- _TASK INPUTS_
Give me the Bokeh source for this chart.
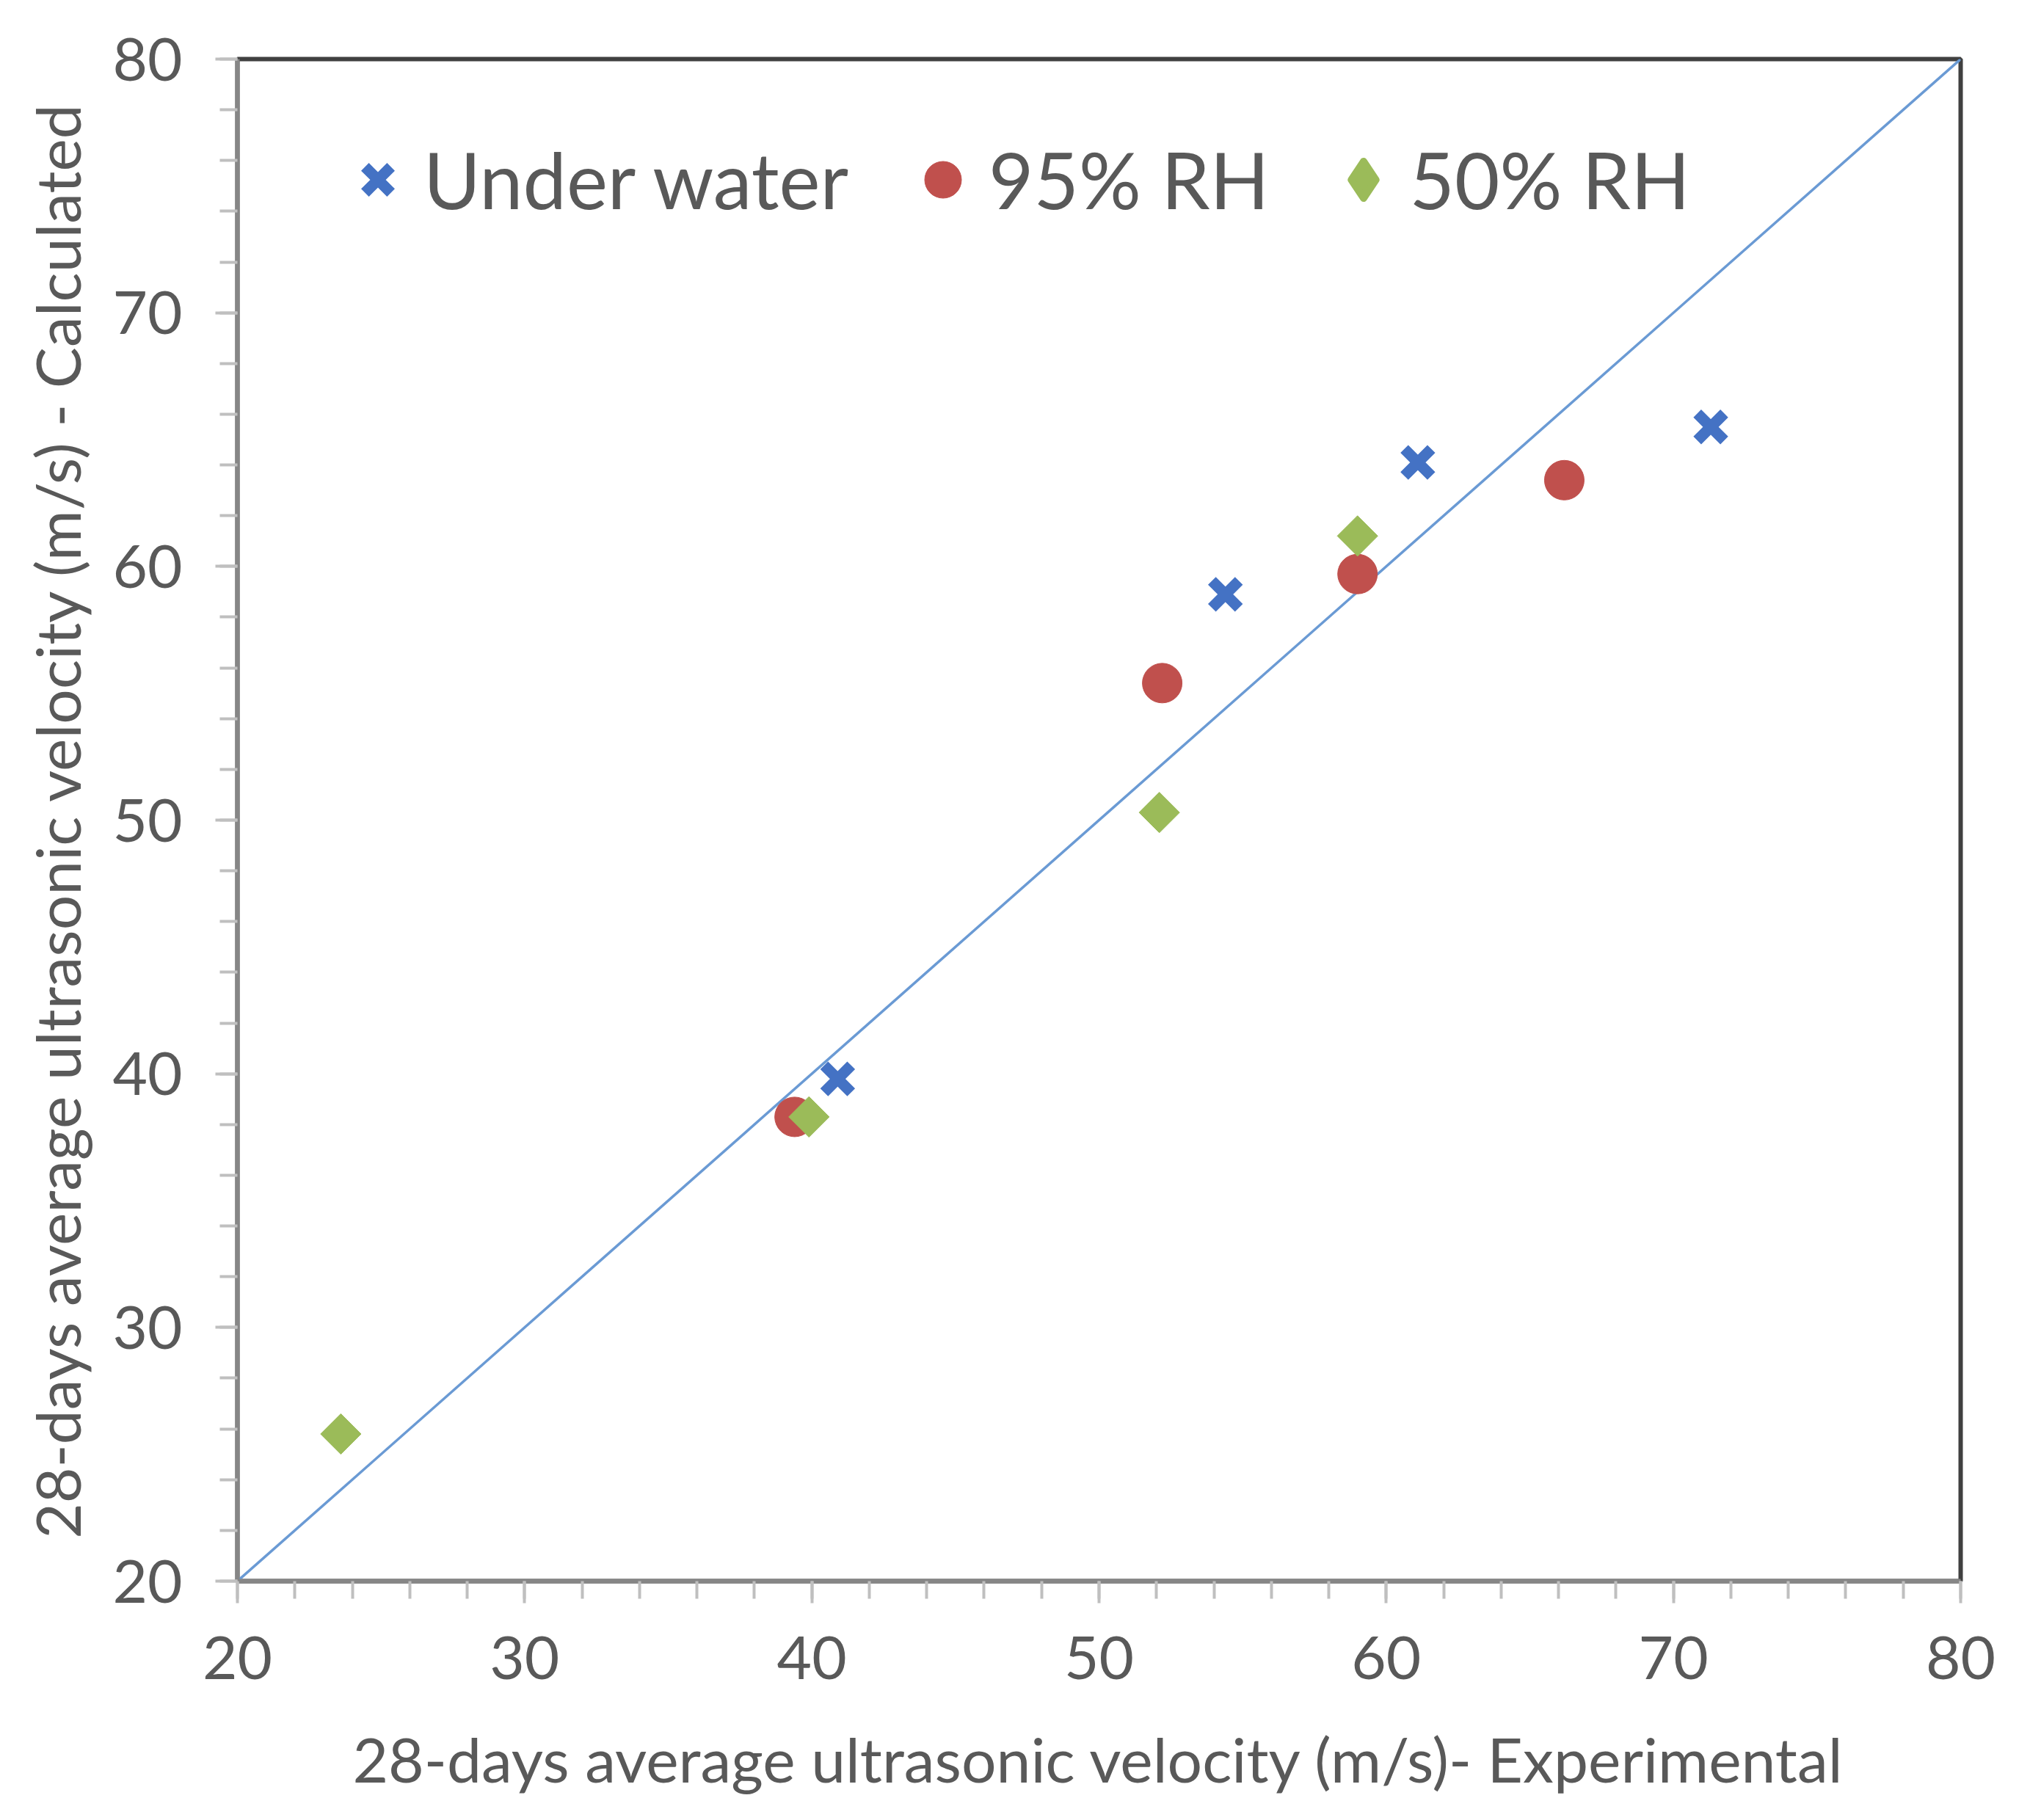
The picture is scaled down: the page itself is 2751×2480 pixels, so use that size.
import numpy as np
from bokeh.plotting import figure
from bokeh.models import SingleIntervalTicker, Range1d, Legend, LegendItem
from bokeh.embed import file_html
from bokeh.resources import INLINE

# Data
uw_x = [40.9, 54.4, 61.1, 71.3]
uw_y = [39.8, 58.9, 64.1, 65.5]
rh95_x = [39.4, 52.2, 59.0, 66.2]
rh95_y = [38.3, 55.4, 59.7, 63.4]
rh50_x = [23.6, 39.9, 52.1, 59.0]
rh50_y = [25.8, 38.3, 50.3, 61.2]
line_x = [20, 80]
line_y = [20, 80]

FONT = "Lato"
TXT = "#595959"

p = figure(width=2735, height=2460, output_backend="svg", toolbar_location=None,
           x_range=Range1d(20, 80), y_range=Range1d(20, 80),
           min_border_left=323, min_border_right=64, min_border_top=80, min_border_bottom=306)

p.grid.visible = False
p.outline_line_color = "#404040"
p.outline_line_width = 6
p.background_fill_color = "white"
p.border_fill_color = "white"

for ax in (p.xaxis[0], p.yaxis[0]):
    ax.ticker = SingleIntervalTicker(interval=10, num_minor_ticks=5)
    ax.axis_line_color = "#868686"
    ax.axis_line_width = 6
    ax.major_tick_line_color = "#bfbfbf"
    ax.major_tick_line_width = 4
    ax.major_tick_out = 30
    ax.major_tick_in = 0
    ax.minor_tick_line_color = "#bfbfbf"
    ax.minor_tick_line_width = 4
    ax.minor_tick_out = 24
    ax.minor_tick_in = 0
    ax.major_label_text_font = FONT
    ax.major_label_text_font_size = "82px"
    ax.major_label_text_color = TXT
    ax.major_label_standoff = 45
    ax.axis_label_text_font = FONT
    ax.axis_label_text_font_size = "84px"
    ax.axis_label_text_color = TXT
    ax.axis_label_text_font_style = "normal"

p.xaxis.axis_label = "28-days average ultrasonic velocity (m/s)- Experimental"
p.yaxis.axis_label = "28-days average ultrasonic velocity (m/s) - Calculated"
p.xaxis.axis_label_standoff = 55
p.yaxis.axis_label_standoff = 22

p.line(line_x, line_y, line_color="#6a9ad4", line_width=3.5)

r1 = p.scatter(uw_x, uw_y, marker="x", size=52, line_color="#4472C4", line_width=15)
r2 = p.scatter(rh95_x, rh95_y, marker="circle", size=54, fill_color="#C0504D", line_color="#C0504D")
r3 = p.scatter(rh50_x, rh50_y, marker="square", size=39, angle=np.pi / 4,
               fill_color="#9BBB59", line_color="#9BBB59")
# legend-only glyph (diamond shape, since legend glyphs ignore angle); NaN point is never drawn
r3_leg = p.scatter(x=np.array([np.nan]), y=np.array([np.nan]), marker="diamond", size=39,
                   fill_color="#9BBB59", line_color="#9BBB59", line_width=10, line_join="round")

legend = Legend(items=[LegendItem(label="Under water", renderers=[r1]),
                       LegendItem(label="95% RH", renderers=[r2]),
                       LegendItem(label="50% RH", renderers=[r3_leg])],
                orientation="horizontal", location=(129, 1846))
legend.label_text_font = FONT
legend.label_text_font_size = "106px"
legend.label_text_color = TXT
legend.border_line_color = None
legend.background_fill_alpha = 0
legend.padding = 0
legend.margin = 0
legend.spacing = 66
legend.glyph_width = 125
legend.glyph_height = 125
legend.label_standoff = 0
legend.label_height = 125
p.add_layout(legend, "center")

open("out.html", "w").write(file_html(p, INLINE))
==
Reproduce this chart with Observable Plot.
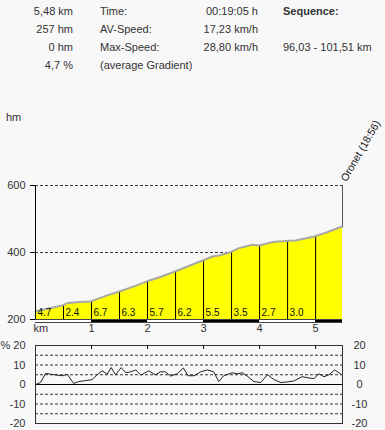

- _EXERCISE GOAL_
Extract from the data every line where "chart" shows up.

- _FULL OUTPUT_
Give me the Bokeh source for this chart.
Reproduce this chart with Observable Plot.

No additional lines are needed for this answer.